OBJECTIVE » Collect all lines below with the string "source".

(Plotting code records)
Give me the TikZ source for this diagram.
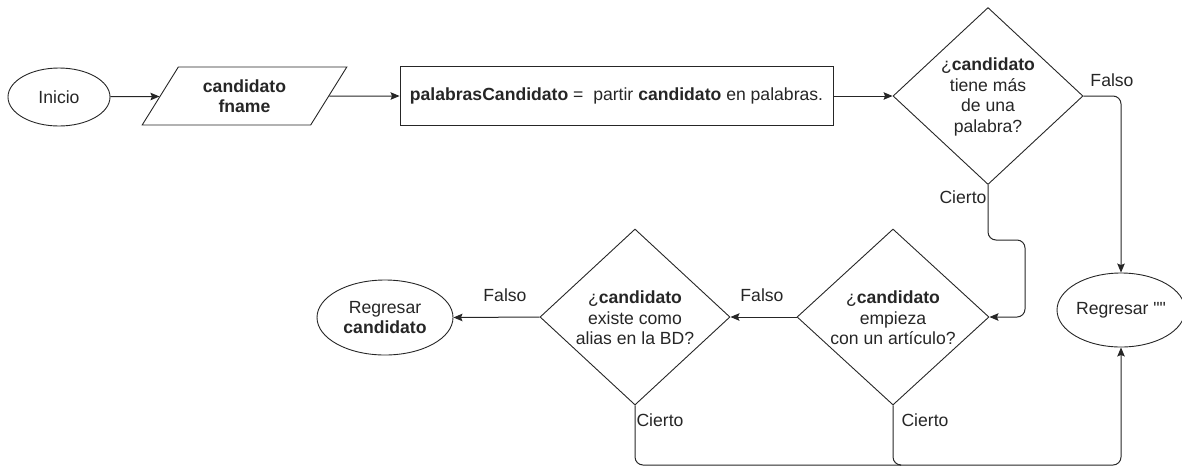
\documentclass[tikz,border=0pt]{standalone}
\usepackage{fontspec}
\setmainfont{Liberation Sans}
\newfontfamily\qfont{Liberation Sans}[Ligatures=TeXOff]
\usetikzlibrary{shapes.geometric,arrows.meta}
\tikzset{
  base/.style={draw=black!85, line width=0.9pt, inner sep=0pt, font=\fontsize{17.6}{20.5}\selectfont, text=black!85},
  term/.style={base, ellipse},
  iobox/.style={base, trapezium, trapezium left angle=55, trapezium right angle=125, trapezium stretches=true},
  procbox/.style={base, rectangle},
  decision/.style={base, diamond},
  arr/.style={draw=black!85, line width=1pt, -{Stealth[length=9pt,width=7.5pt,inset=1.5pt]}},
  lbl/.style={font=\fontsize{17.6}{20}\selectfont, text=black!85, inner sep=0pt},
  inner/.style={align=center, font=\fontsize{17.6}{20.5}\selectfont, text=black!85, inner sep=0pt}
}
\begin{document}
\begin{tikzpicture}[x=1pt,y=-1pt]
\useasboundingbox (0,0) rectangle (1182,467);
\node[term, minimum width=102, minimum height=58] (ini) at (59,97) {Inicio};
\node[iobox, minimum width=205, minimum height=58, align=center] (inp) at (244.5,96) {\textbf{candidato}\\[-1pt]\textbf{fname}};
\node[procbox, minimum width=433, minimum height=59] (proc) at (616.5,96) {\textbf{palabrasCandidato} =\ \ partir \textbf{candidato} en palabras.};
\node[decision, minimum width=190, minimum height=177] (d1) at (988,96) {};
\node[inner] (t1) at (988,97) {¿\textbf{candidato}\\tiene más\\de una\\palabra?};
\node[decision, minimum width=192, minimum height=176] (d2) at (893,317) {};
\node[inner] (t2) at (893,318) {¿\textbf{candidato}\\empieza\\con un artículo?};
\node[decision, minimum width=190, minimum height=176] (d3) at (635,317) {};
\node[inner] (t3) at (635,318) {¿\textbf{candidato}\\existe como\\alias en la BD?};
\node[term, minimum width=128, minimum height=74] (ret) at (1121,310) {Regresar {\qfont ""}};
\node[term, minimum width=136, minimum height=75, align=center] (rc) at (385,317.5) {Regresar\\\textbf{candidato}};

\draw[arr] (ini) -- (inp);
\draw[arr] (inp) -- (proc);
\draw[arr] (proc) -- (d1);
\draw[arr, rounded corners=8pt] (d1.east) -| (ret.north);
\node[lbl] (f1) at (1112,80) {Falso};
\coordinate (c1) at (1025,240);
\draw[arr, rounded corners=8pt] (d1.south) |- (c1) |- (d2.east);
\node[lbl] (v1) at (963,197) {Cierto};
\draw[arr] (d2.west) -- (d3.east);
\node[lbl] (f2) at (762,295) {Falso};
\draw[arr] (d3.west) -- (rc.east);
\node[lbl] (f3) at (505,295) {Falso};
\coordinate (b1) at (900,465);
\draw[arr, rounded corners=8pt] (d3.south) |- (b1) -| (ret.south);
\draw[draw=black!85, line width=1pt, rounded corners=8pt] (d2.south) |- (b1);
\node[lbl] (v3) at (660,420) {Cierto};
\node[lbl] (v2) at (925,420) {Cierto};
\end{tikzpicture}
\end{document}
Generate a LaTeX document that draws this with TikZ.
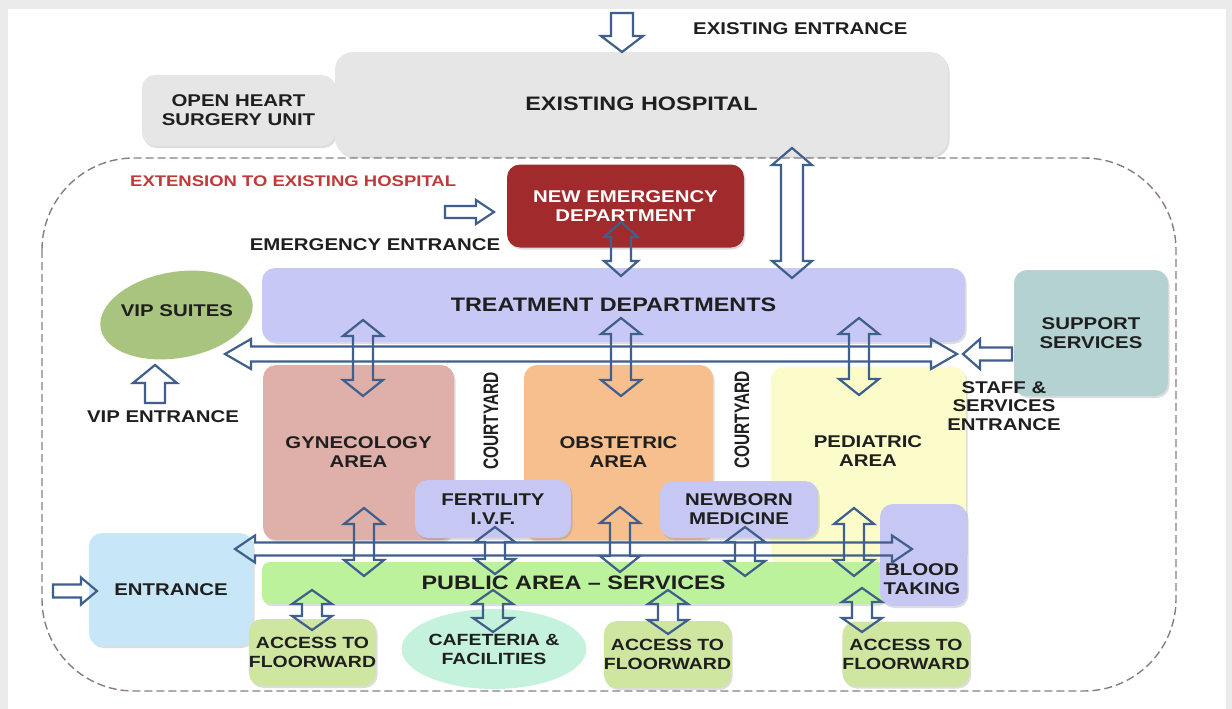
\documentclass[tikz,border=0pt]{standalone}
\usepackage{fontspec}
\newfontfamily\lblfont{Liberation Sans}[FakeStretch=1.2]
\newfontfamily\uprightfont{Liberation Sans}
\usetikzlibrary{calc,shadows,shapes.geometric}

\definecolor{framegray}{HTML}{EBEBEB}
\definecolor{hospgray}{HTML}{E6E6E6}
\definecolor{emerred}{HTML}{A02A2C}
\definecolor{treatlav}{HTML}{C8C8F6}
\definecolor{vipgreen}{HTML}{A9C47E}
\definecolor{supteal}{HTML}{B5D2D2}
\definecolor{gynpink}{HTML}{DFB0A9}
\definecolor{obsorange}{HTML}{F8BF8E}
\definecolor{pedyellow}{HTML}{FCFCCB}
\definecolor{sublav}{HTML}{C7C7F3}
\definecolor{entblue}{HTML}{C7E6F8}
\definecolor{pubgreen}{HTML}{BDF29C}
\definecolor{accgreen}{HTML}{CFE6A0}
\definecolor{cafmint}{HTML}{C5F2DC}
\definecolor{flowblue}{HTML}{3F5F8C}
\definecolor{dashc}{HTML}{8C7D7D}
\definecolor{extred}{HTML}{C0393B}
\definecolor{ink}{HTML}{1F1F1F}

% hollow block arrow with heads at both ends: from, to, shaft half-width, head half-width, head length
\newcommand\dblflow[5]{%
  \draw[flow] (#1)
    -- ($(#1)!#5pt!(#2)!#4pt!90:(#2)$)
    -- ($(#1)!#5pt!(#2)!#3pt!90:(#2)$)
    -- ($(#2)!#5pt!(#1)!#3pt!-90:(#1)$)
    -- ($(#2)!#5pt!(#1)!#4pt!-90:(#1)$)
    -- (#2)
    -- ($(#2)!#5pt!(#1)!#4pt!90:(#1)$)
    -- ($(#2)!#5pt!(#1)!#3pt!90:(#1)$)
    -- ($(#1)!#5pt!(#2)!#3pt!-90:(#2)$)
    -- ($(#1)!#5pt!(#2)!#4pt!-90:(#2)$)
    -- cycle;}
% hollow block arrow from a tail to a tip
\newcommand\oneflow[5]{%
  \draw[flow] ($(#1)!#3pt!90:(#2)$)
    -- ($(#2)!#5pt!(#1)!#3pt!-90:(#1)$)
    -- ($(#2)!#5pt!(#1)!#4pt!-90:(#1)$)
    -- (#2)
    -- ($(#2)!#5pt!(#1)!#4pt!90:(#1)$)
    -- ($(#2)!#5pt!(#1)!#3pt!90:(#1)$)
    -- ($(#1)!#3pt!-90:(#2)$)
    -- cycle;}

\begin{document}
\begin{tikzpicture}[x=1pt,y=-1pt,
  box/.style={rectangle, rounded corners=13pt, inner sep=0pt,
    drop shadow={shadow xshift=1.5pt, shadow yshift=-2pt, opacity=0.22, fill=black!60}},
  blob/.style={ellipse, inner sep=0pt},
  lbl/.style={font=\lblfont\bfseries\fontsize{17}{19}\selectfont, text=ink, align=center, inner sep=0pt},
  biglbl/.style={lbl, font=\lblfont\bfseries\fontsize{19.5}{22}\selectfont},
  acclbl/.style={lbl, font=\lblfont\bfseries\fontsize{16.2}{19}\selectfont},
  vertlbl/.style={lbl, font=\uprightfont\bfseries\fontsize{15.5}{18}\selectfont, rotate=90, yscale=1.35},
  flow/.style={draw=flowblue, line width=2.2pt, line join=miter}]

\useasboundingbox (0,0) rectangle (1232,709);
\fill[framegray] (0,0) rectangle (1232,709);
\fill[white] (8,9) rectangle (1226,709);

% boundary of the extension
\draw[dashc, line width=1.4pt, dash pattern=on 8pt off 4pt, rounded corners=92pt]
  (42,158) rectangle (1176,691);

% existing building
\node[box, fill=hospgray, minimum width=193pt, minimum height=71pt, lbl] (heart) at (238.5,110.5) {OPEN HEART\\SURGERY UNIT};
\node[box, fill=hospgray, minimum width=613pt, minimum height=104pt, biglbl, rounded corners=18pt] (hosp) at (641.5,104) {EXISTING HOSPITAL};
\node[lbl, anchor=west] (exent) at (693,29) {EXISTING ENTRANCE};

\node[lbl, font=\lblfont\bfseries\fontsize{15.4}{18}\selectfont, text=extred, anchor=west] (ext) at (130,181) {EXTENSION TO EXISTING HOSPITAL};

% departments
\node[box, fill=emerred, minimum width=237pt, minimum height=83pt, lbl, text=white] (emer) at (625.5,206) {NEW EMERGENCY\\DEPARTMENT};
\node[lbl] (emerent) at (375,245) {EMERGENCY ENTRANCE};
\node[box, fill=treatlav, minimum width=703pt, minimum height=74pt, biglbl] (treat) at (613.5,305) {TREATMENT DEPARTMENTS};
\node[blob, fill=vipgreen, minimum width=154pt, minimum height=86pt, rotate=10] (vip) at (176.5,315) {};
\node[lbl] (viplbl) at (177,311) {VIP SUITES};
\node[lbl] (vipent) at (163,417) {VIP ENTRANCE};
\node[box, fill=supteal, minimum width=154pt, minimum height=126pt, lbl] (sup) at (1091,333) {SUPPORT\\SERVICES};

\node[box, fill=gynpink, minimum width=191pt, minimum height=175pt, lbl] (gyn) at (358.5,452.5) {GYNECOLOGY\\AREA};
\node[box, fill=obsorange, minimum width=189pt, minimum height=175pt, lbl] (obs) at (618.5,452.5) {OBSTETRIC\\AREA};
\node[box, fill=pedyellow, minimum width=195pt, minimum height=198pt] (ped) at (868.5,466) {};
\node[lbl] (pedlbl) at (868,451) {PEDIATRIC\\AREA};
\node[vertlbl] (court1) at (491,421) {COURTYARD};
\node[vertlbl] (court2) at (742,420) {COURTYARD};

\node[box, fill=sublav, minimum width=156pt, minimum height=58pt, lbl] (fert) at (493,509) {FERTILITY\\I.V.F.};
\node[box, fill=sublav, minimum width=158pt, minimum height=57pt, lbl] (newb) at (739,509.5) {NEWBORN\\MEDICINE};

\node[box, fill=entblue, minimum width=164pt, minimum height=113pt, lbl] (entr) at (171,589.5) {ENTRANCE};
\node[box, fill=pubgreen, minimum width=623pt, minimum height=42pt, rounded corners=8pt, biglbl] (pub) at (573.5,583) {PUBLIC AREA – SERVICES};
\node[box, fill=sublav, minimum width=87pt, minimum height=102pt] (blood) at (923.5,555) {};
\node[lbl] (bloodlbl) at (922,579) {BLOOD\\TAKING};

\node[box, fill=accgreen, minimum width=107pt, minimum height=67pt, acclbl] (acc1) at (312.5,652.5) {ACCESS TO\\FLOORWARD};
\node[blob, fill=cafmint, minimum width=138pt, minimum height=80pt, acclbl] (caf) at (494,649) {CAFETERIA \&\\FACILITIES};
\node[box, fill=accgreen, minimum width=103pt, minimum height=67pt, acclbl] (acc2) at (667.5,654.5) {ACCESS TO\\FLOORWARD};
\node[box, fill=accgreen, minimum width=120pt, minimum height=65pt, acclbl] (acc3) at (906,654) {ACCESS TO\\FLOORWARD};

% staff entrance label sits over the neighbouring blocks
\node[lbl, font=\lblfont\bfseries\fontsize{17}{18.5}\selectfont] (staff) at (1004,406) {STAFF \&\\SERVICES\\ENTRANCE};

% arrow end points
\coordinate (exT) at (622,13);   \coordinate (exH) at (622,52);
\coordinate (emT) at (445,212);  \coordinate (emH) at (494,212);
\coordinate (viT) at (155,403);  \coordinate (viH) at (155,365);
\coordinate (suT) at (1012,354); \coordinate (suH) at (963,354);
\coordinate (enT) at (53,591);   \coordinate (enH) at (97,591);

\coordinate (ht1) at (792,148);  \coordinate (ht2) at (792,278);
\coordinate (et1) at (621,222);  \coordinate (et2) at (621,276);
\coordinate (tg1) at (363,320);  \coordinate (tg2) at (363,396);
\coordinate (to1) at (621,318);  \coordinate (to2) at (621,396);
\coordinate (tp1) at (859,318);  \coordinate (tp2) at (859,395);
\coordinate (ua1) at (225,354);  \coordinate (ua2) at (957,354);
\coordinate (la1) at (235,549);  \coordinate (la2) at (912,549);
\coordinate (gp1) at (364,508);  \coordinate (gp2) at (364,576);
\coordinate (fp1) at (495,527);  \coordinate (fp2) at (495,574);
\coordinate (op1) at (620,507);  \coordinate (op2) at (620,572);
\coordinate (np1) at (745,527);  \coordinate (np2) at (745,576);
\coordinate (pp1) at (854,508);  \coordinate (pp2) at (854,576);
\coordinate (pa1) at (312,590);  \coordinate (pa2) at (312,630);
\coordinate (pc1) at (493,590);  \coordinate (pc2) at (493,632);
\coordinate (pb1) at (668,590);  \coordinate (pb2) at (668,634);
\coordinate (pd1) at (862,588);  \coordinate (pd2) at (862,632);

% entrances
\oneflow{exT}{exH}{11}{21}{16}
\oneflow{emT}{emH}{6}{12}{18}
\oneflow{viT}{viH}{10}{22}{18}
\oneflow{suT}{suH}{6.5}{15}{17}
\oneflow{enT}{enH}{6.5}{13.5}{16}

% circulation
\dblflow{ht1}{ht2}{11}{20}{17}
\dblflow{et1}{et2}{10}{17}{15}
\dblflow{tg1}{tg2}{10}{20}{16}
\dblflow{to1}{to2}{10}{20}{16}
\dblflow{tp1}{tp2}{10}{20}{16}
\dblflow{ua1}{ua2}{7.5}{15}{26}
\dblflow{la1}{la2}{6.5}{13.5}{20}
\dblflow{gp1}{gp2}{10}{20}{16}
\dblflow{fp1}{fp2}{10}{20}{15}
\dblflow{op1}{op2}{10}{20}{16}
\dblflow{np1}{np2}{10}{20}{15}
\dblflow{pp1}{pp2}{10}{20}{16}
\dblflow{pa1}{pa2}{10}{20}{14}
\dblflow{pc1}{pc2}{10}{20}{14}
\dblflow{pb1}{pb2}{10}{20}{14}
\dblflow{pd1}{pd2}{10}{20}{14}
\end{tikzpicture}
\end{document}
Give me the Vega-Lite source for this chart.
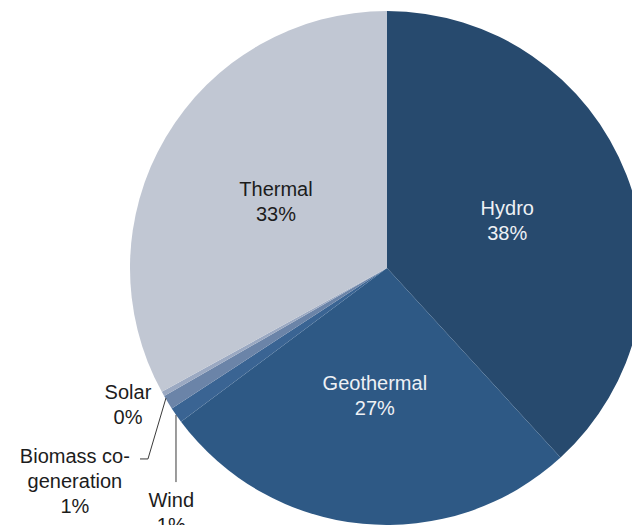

TASK RESULT »
Give me the TikZ source for this diagram.
Give me the Vega-Lite source for this chart.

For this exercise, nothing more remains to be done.